In Adam Sjöberg’s film I Am Sun Mu, Sun Mu is an artist and defector from North Korea who has exhibited throughout the world and is now about to hold his first solo exhibition in Beijing. The film is structured as a countdown starting two weeks previous to opening day, with Sun Mu arriving from South Korea at the home and studio of a fellow artist, Cui (Ch’oe in Korean), an ethnic Korean resident of the PRC who lives outside Beijing. The exhibition will be held without PRC supervision, but even so Sun Mu plans to keep a low profile throughout. “I work in hiding,” he says. “That’swhat makes art so fun.” And in the film his face is not revealed.
I Am Sun Mu (Na nǔn Sŏnmu ta) effectively employs a combination of images of Sun Mu’s artwork, archival footage, and interviews with Sun Mu, his wife Angela, and several colleagues to open a window onto the possibilities of artistic production in an environment in which Stalin infamously declared that literary artists are “engineers of the human spirit.”
Flashbacks reveal that Sun Mu grew up in rural North Korea believing steadfastly in his country until the 1990s famine following the death of Kim Il Sung. During his compulsory military service he was found to be talented in art and soon found himself turning out propagandistic artwork glorifying the sŏn’gun (“military first”) policy of the Kim Jong Il regime. Ultimately, though, hunger forced him to ford the river to China. He didn’t intend to leave North Korea forever; he simply wanted to eat at a time when fellow residents of his village were starving to death.
What surprised him most in China? The lights. Knowing that he would be returned to North Korea if detained in the PRC, he made his way to Laos, then to Thailand, the latter country a common way station for North Korean defectors bound for South Korea as their ultimate destination. Arriving in South Korea and determined to pursue a career in art, he was granted admission to Hongik University in Seoul, situated in a well-known arts district.
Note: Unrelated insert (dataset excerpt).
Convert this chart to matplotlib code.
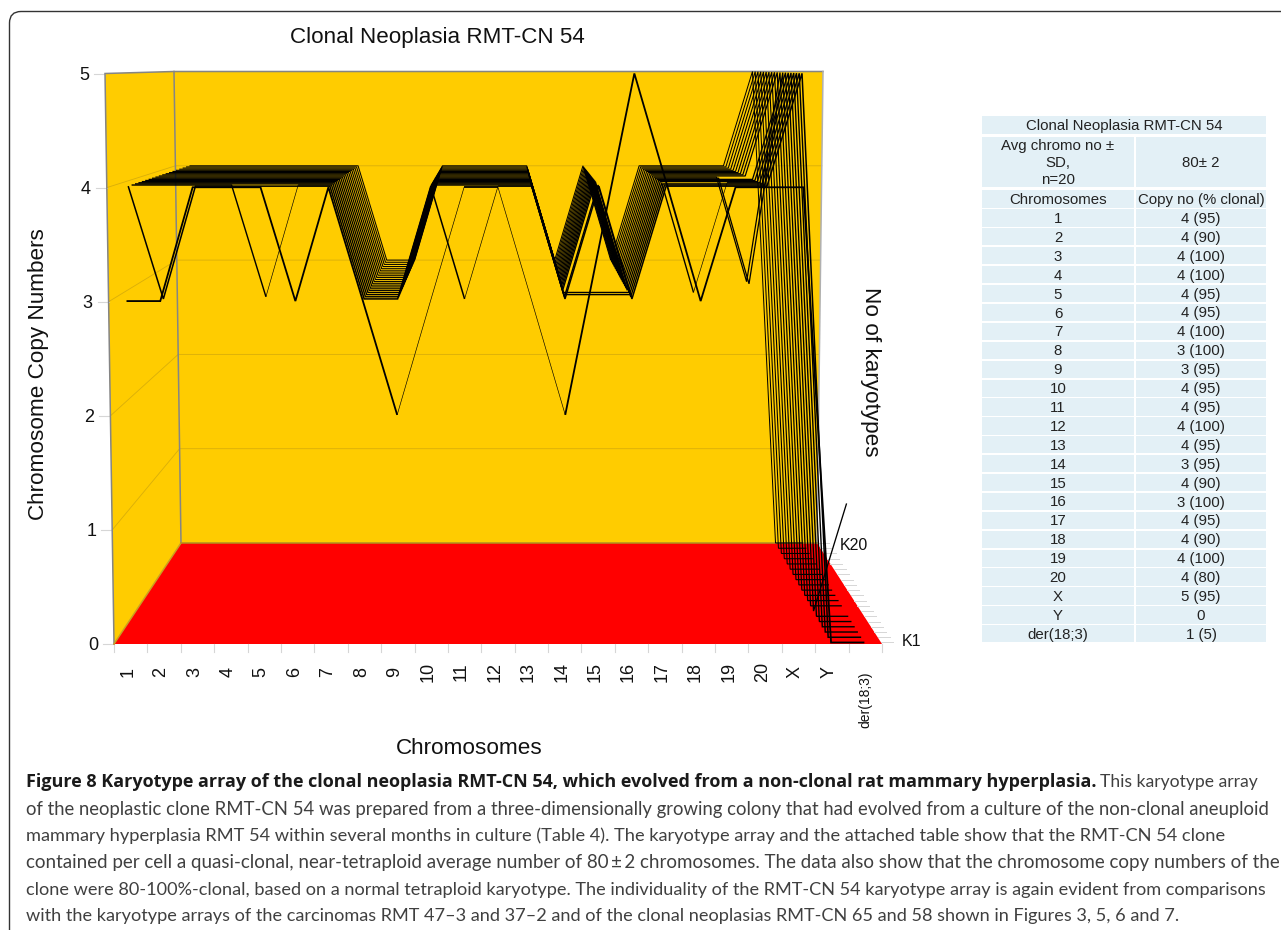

Emerging as the hero of the story is Liang Kegan, director of the Yuan Art Gallery in Beijing, where Sun Mu’s exhibition is to take place. A thoughtful and soft-spoken veteran of late 1989s activism in the PRC (the film contains brief footage of the iconic standoff between a lone protestor and a trio of tanks in Tiananmen Square), Liang is a champion of artistic freedom who yet realizes all too well the risks he is assuming in hosting an exhibition in which the floor at the entrance is overlaid with writing in hangǔl (the Korean alphabet) that includes the names of Kim Il Sung, his son and successor Kim Jong Il, and the grandson and current Supreme Leader, Kim Jong Un; viewers of the exhibition will thus be trampling the names of these godlike figures in order to access the galleries.
Liang is familiar with North Korean art and mentions that there is no contemporary art to speak of in North Korea. Art that is sanctioned by the North Korean regime, he adds, is reminiscent of PRC art of 40 years previous. Another Chinese colleague, asked how best to describe Sun Mu’s style, proposes “political pop art.” Sun Mu does not disagree, but makes it clear he wishes not to be confined by labels—a sentiment attested by his exceptional talent for facial expressions, especially in the smiling eyes of the children he portrays, an undeniable symbol of hope.
Tension builds as the truckful of Sun Mu’s artworks arrive at the Yuan Gallery and his paintings and installations begin to fill the walls of the empty, cavernous galleries; opening day approaches. Sun Mu’s good wife and two small daughters have flown in from Korea to join him. None plans to appear in person for the opening.
Not surprisingly, the exhibition does not end well. We are left, though, with positive images of two men united in their belief that through artistic production they may be able to effect positive change in their restrictive environments. Although Sun Mu’s exhibition was shut down and few people were able to attend, Liang reminds us that in China now, artists know there is a North Korean defector artist. Thanks to Adam Sjöberg and his team, it is now the world that knows of Sun Mu.